> _Data shown_

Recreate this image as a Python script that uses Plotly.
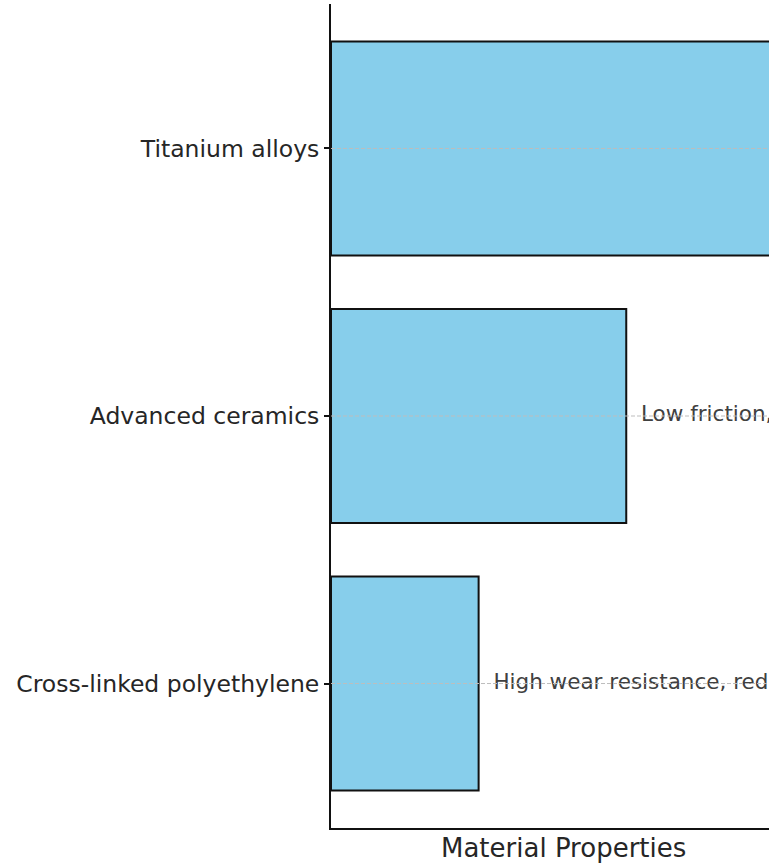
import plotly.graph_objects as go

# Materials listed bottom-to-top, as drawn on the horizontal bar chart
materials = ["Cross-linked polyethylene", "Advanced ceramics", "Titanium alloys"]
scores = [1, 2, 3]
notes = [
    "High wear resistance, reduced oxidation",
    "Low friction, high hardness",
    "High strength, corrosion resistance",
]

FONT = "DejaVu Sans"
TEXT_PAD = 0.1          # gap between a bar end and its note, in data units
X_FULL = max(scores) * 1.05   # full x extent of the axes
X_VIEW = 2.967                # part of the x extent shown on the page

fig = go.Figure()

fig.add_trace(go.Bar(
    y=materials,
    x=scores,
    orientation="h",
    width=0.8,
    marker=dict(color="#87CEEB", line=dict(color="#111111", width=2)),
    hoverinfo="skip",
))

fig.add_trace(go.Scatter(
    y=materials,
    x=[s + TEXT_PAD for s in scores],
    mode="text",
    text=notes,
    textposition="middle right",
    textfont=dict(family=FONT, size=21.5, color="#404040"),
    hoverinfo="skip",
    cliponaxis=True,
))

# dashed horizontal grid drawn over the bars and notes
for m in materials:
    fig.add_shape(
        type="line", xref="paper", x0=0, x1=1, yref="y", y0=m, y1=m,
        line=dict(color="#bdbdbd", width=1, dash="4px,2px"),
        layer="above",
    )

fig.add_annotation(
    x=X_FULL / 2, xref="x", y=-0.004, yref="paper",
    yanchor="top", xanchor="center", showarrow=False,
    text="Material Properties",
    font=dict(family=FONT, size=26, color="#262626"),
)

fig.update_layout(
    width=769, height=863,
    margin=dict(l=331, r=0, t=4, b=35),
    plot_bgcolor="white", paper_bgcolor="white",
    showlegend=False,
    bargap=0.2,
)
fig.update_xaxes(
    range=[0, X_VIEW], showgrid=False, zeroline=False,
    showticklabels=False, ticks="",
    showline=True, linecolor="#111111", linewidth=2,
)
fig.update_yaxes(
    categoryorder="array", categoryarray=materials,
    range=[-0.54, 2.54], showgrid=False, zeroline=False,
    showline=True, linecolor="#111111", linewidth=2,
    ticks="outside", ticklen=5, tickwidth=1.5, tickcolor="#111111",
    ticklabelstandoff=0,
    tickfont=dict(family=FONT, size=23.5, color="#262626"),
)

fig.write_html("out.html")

> _Task objective_
Return only the lines from the start of the data through the line that contains "import plotly.graph_objects as go", please, copying them exactly and omitting all pictures.

> _The reply_
Recreate this image as a Python script that uses Plotly.
import plotly.graph_objects as go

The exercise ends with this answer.